Il Venezuela è finito nelle fauci dell’iperinflazione, mentre la produzione di petrolio, complici i mancati investimenti nelle infrastrutture, è andata a picco. Il 20 agosto il bolivar venezuelano è stato sostituito dal bolivar soberano, e intanto le drammatiche condizioni in cui versa la popolazione sono un fatto assodato.
In Brasile è alle battute finali la campagna elettorale: si voterà il 7 ottobre e al nuovo presidente si chiederà il coraggio di presentare un piano credibile per ridurre il disavanzo fiscale. Il Messico quantomeno si è lasciato alle spalle l’incertezza dopo aver raggiunto con gli USA l’accordo post NAFTA, che si concentra in particolare sull’auto, con quote alla produzione e paga oraria media dei lavoratori.
Insomma: emergenti sì o no?
Tutto questo, tradotto in termini di scelte di investimento, cosa significa? Che gli emergenti vanno evitati? Assolutamente no, anche perché, secondo le previsioni del Fondo Monetario Internazionale l’aggregato Emergenti più economie in via di sviluppo nei prossimi cinque anni darà un contributo sempre più decisivo alla crescita globale (a fronte di quello decrescente delle economie avanzate), come si vede bene dal grafico qui sotto.
Piuttosto, quanto detto ci conferma che i mercati emergenti e quelli in via di sviluppo rappresentano una classe d’investimento ampia e variegata ed è possibile sfruttare questa loro caratteristica attraverso, per esempio, un mix di obbligazioni sovrane e societarie in valuta forte e in valuta locale.
Ma oggi più che mai è importante essere selettivi: il credito emergente dovrebbe trarre beneficio da un’offerta più ridotta e dalla maggiore attrattiva rispetto ad altri segmenti del mercato, però è essenziale investire nei titoli giusti e adeguare attivamente l’esposizione alle opportunità più promettenti. Per chi non abbia la competenza specialistica o la stazza per andare direttamente a cogliere – e a movimentare in portafoglio – gli spunti che il mercato offre, c’è un’alternativa: gli ETF.
La risposta di UBS AM
UBS Asset Management propone l’UBS ETF JPM USD EM Diversified Bond 1-5 (LU1645385839), primo ETF in Europa che combina investimenti nelle obbligazioni governative e societarie dei mercati emergenti con una scadenza residua tra l’uno e i cinque anni. Obiettivo dell’ETF è replicare il J.P. Morgan USD EM Diversified 3% capped 1-5 Year Bond Index, che comprende le obbligazioni sovrane, quasi-sovrane e societarie di breve termine dei mercati emergenti in dollari, con un focus sulla liquidità e la qualità creditizia. Il peso massimo assegnato a ogni Paese è del 3%, per ridurre il rischio di concentrazione. Escluse le obbligazioni con un ammontare di emissione inferiore ai 500 milioni di dollari USA e le obbligazioni societarie con rating inferiore a B- (per le sovrane e quasi-sovrane non ci sono restrizioni in termini di rating). Il ribilanciamento è mensile.

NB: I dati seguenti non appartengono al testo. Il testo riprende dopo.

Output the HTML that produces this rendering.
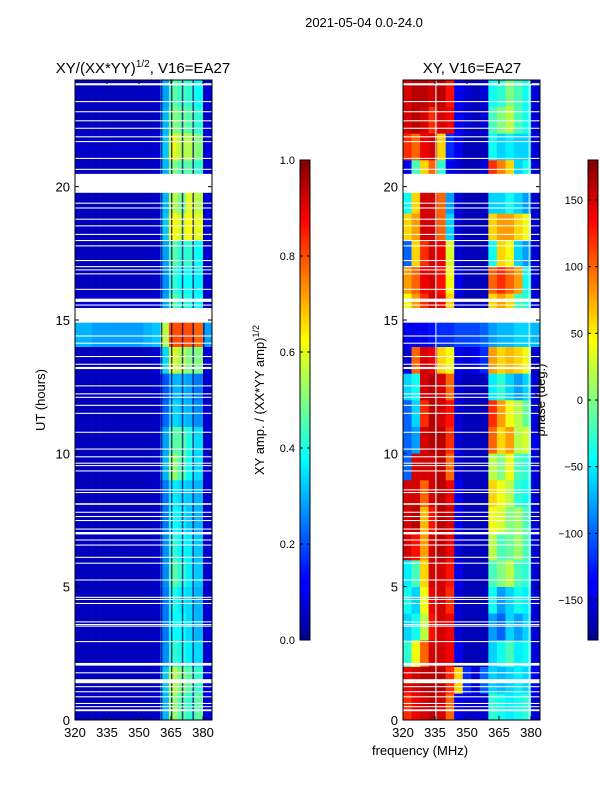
<!DOCTYPE html>
<html><head><meta charset="utf-8"><style>
body{margin:0;background:#fff;width:600px;height:800px;overflow:hidden;font-family:"Liberation Sans","DejaVu Sans",sans-serif}
svg text{font-family:"Liberation Sans","DejaVu Sans",sans-serif;fill:#000}
</style></head><body>
<svg id="fig" width="600" height="800" xmlns="http://www.w3.org/2000/svg">
<defs>
<linearGradient id="jetV" x1="0" y1="1" x2="0" y2="0">
<stop offset="0" stop-color="#00008f"/><stop offset="0.11" stop-color="#0000ff"/><stop offset="0.125" stop-color="#0000ff"/>
<stop offset="0.375" stop-color="#00ffff"/><stop offset="0.5" stop-color="#80ff80"/><stop offset="0.625" stop-color="#ffff00"/>
<stop offset="0.875" stop-color="#ff0000"/><stop offset="1" stop-color="#800000"/>
</linearGradient>
</defs>
<text x="364" y="27" font-size="13" text-anchor="middle">2021-05-04 0.0-24.0</text>
<text x="143" y="73" font-size="15" text-anchor="middle">XY/(XX*YY)<tspan font-size="10" dy="-6">1/2</tspan><tspan dy="6">, V16=EA27</tspan></text>
<text x="472" y="73" font-size="15" text-anchor="middle">XY, V16=EA27</text>
<text transform="translate(45,400) rotate(-90)" font-size="13" text-anchor="middle">UT (hours)</text>
<text x="420" y="755" font-size="13" text-anchor="middle">frequency (MHz)</text>
<g id="left"></g>
<g id="right"></g>
<g id="cb1"></g>
<g id="cb2"></g>
<text transform="translate(264,400) rotate(-90)" font-size="13" text-anchor="middle">XY amp. / (XX*YY amp)<tspan font-size="9" dy="-5">1/2</tspan></text>
<text transform="translate(545,400) rotate(-90)" font-size="13" text-anchor="middle">phase (deg.)</text>
</svg>
<script>
// frequency bin starts (MHz), hour bin starts
const freqBins=[320,324,328,332,336,340,344,348,352,356,360,364,368,372,376,380];
const hourBins=[0,1,2,3,4,5,6,7,8,9,10,11,12,13,14,15,16,17,18,19,20,21,22,23];
const xTicks=[320,335,350,365,380];
const yTicks=[0,5,10,15,20];
// amplitude ratio per hour row (rows bottom to top), per freq bin
const ampGrid=[
[.06,.06,.06,.06,.06,.06,.06,.06,.06,.07,.3,.52,.46,.42,.46,.1],
[.06,.06,.06,.06,.06,.06,.06,.06,.06,.07,.32,.55,.5,.46,.42,.1],
[.06,.06,.06,.06,.06,.06,.06,.06,.06,.07,.26,.42,.4,.36,.34,.09],
[.06,.06,.06,.06,.06,.06,.06,.06,.06,.07,.24,.38,.38,.34,.3,.09],
[.06,.06,.06,.06,.06,.06,.06,.06,.06,.07,.24,.4,.36,.34,.3,.09],
[.06,.06,.06,.06,.06,.06,.06,.06,.06,.07,.26,.46,.42,.36,.32,.09],
[.06,.06,.06,.06,.06,.06,.06,.06,.06,.07,.26,.42,.38,.36,.32,.09],
[.06,.06,.06,.06,.06,.06,.06,.06,.06,.07,.24,.38,.36,.32,.3,.09],
[.06,.06,.06,.06,.06,.06,.06,.06,.06,.07,.24,.36,.34,.32,.3,.09],
[.06,.06,.06,.06,.06,.06,.06,.06,.06,.07,.3,.52,.46,.38,.34,.09],
[.06,.06,.06,.06,.06,.06,.06,.06,.06,.07,.28,.46,.46,.4,.34,.09],
[.06,.06,.06,.06,.06,.06,.06,.06,.06,.07,.22,.34,.32,.3,.26,.09],
[.06,.06,.06,.06,.06,.06,.06,.06,.06,.07,.2,.3,.3,.28,.24,.09],
[.06,.06,.06,.06,.06,.06,.06,.06,.06,.08,.34,.58,.55,.5,.5,.1],
[.3,.3,.28,.28,.28,.28,.28,.28,.3,.32,.55,.8,.8,.8,.78,.28],
[.07,.07,.07,.07,.07,.07,.07,.07,.07,.08,.28,.46,.42,.4,.38,.09],
[.06,.06,.06,.06,.06,.06,.06,.06,.06,.07,.26,.42,.38,.38,.36,.09],
[.06,.06,.06,.06,.06,.06,.06,.06,.06,.07,.28,.46,.42,.42,.38,.09],
[.06,.06,.06,.06,.06,.06,.06,.06,.06,.07,.32,.62,.58,.62,.6,.1],
[.06,.06,.06,.06,.06,.06,.06,.06,.06,.07,.3,.55,.5,.6,.55,.1],
[.06,.06,.06,.06,.06,.06,.06,.06,.06,.07,.3,.5,.46,.46,.42,.09],
[.07,.07,.07,.07,.07,.07,.07,.07,.07,.08,.32,.6,.55,.55,.5,.1],
[.06,.06,.06,.06,.06,.06,.06,.06,.06,.07,.3,.5,.48,.46,.42,.09],
[.06,.06,.06,.06,.06,.06,.06,.06,.06,.07,.28,.46,.44,.42,.38,.09]
];
// XY phase (deg) per hour row, per freq bin
const phaseGrid=[
[120,140,150,160,150,100,-140,-150,-150,-150,-30,-40,-50,-40,-30,-150],
[140,150,160,160,160,120,60,-120,-150,-100,-60,-70,-60,-50,-60,-140],
[-30,40,100,150,150,140,-140,-160,-160,-160,-60,-40,-20,-50,-40,-150],
[-60,-40,20,130,150,140,-150,-160,-160,-160,-80,-100,-60,-80,-60,-150],
[-40,-60,40,140,150,120,-150,-160,-160,-160,-40,-80,-60,-40,-50,-150],
[-50,-20,60,150,150,130,-140,-160,-160,-160,-20,0,20,-20,-30,-150],
[150,130,80,150,160,140,-150,-160,-160,-160,20,-20,-10,10,-20,-150],
[150,160,70,130,160,150,-140,-160,-160,-160,40,30,0,10,-20,-150],
[150,150,100,150,160,140,-140,-160,-160,-160,60,40,20,-30,-40,-150],
[-100,150,150,150,160,100,-150,-160,-160,-160,20,0,40,-20,-30,-150],
[-100,-80,150,160,160,120,-150,-160,-160,-160,100,60,80,20,30,-140],
[-100,-60,120,160,150,130,-150,-160,-160,-160,120,80,40,20,-10,-150],
[-60,-40,150,160,150,100,-150,-160,-160,-160,-50,-30,-60,-80,-60,-150],
[-150,100,150,140,60,40,-140,-150,-140,-120,80,60,70,60,40,-150],
[-140,-140,-140,-130,-120,-120,-110,-110,-110,-100,-80,-70,-70,-60,-60,-70],
[40,80,120,150,140,60,-150,-160,-160,-160,60,80,60,-20,-30,-150],
[80,100,140,150,130,40,-140,-160,-160,-160,100,120,100,80,-40,-150],
[-100,60,120,150,140,30,-150,-160,-160,-160,-40,60,40,-60,-80,-150],
[60,80,150,150,100,-60,-150,-160,-160,-160,60,80,80,60,40,-150],
[-40,60,150,150,100,-80,-150,-160,-160,-160,-60,-60,-40,-60,-80,-150],
[-140,-20,60,100,-30,-140,-150,-160,-160,-150,120,90,60,-60,-40,-150],
[120,100,140,150,60,-120,-140,-160,-160,-160,-40,-60,-50,-60,-60,-150],
[150,160,150,120,150,140,-140,-150,-160,-150,-20,0,20,-20,-40,-150],
[150,160,160,150,160,130,-140,-150,-160,-150,-40,-30,0,-20,-40,-150]
];
// flagged time ranges (hours) shown as white bands
const flagStart=[23.80,23.17,22.79,22.45,22.17,21.85,21.67,21.04,20.63,19.77,19.36,19.18,18.76,18.51,18.19,17.96,17.76,17.21,16.98,16.86,16.71,16.13,15.68,15.54,14.90,14.38,14.11,13.61,13.32,13.16,12.51,12.21,12.08,11.78,11.48,10.77,10.14,9.85,9.61,9.52,9.32,8.61,8.51,8.07,7.77,7.61,7.46,7.14,6.96,6.73,6.54,6.08,5.86,5.23,4.58,4.50,4.35,3.66,3.56,3.50,2.92,2.04,1.75,1.38,1.23,1.04,0.85,0.60,0.48,0.33];
const flagEnd=[23.88,23.21,22.83,22.49,22.21,21.89,21.71,21.08,20.67,20.48,19.40,19.22,18.80,18.55,18.23,18.00,17.80,17.25,17.02,16.90,16.75,16.17,15.80,15.58,15.45,14.42,14.15,13.65,13.36,13.24,12.55,12.25,12.12,11.82,11.52,10.81,10.18,9.89,9.65,9.56,9.36,8.65,8.55,8.13,7.81,7.65,7.50,7.18,7.05,6.77,6.58,6.12,5.90,5.27,4.62,4.54,4.39,3.70,3.60,3.54,2.96,2.14,1.79,1.53,1.27,1.08,0.89,0.64,0.52,0.40];
// dark channel separators (MHz) in amplitude panel; RFI channels in phase panel
const sepFreqs=[360.6,365.3,370.4,375.4,380.4];
const rfiFreqs=[335.4,379.2];
const ampTicks=[0,0.2,0.4,0.6,0.8,1.0];
const phaseTicks=[-150,-100,-50,0,50,100,150];

const NS="http://www.w3.org/2000/svg";
function jet(v){v=Math.max(0,Math.min(1,v));
 const c=t=>Math.round(255*Math.max(0,Math.min(1,1.5-Math.abs(t))));
 return `rgb(${c(4*v-3)},${c(4*v-2)},${c(4*v-1)})`;}
function mk(parent,tag,attrs){const e=document.createElementNS(NS,tag);for(const k in attrs)e.setAttribute(k,attrs[k]);parent.appendChild(e);return e;}
const FMIN=320,FMAX=384.2,HMAX=24;
function xs(x0){return f=>x0+(f-FMIN)/(FMAX-FMIN)*137;}
const ys=h=>720-h/HMAX*640;

function panel(id,x0,grid,norm,seps,sepColor){
 const g=document.getElementById(id),x=xs(x0);
 grid.forEach((row,i)=>{row.forEach((v,j)=>{
  const f0=freqBins[j],f1=j+1<freqBins.length?freqBins[j+1]:FMAX,h0=hourBins[i],h1=h0+1;
  const r=mk(g,'rect',{x:x(f0),y:ys(h1),width:x(f1)-x(f0)+0.3,height:ys(h0)-ys(h1)+0.3,fill:jet(norm(v))});
  
  
 });});
 seps.forEach(f=>{const l=mk(g,'line',{x1:x(f),x2:x(f),y1:80,y2:720,stroke:sepColor,'stroke-width':1.5,opacity:0.75});
  
  });
 flagStart.forEach((s,i)=>{const r=mk(g,'rect',{x:x0,y:ys(flagEnd[i]),width:137,height:Math.max(1,ys(s)-ys(flagEnd[i])),fill:'#fff'});
  
  });
 const fr=mk(g,'rect',{x:x0,y:80,width:137,height:640,fill:'none',stroke:'#000','stroke-width':1});
 
 
 xTicks.forEach(t=>{const px=x(t);
  mk(g,'line',{x1:px,x2:px,y1:720,y2:716,stroke:'#000'});mk(g,'line',{x1:px,x2:px,y1:80,y2:84,stroke:'#000'});
  const tx=mk(g,'text',{x:px,y:737,'font-size':13,'text-anchor':'middle'});tx.textContent=t;
  
  });
 yTicks.forEach(t=>{const py=ys(t);
  mk(g,'line',{x1:x0,x2:x0+4,y1:py,y2:py,stroke:'#000'});mk(g,'line',{x1:x0+137,x2:x0+133,y1:py,y2:py,stroke:'#000'});
  const tx=mk(g,'text',{x:x0-5,y:py+5,'font-size':13,'text-anchor':'end'});tx.textContent=t;
  
  });
}
panel('left',75,ampGrid,v=>v,sepFreqs,'#000070');
panel('right',403,phaseGrid,v=>(v+180)/360,rfiFreqs,'#c0ffff');

function cbar(id,x0,ticks,lo,hi,fmt){
 const g=document.getElementById(id);
 const r=mk(g,'rect',{x:x0,y:160,width:10,height:480,fill:'url(#jetV)',stroke:'#000','stroke-width':1});
 
 
 ticks.forEach(t=>{const py=640-(t-lo)/(hi-lo)*480;
  mk(g,'line',{x1:x0,x2:x0+3,y1:py,y2:py,stroke:'#000'});mk(g,'line',{x1:x0+10,x2:x0+7,y1:py,y2:py,stroke:'#000'});
  const tx=mk(g,'text',{x:x0-5,y:py+4,'font-size':11,'text-anchor':'end'});tx.textContent=fmt(t);
  
  });
}
cbar('cb1',300,ampTicks,0,1,t=>t.toFixed(1));
cbar('cb2',588,phaseTicks,-180,180,t=>t<0?'\u2212'+(-t):String(t));
</script>
</body></html>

Duration, yield to maturity, composizione: identikit dell’ETF
Un indicatore importante per cogliere le peculiarità dell’ETF è la duration, la quale esprime la sensibilità del prezzo dei titoli obbligazionari al movimento dei tassi d’interesse. Tanto più la duration è alta, tanto più il titolo o l’ETF è sensibile ai movimenti dei tassi. Ebbene, cosa ci dice la duration di questo ETF? Che siamo sul 2,77 (dato Bloomberg aggiornato al 10 settembre 2018), quindi su un valore contenuto. Da segnalare poi lo Yield to Maturity (YTM), ossia il rendimento a scadenza implicito dell’investimento obbligazionario nell’ipotesi che venga detenuto fino a scadenza: al 10 settembre, secondo Bloomberg, era del 6,4%. Infine, la composizione: al 31 agosto i titoli governativi costituivano il 52,6% e i corporate il 47,4%.
Nuovo lancio in Borsa Italiana
Di recente, poi, la gamma di ETF obbligazionari sui mercati emergenti si è arricchita con il lancio su Borsa Italiana dell’UBS ETF J.P. Morgan EM Multi-Factor Enhanced Local Currency Bond Ucits ETF (ISIN LU1720938841), che consente di esporsi al debito dei Paesi emergenti in valuta locale replicando il J.P Morgan EM Multi-Factor Enhanced Local Currency Government Bond, composto da 385 bond sovrani e quasi-sovrani di 53 Paesi Emergenti con taglio superiore ai 500 milioni di dollari USA. Oltre all’UBS ETF J.P. Morgan USD EM Diversified Bond 1-5 UCITS ETF e al nuovo ETF, la gamma comprende l’UBS ETF Barclays USD Emerging Markets Sovereign UCITS ETF, che offre un’esposizione ampia e ben diversificata al debito sovrano e quasi-sovrano di 60 Paesi emergenti.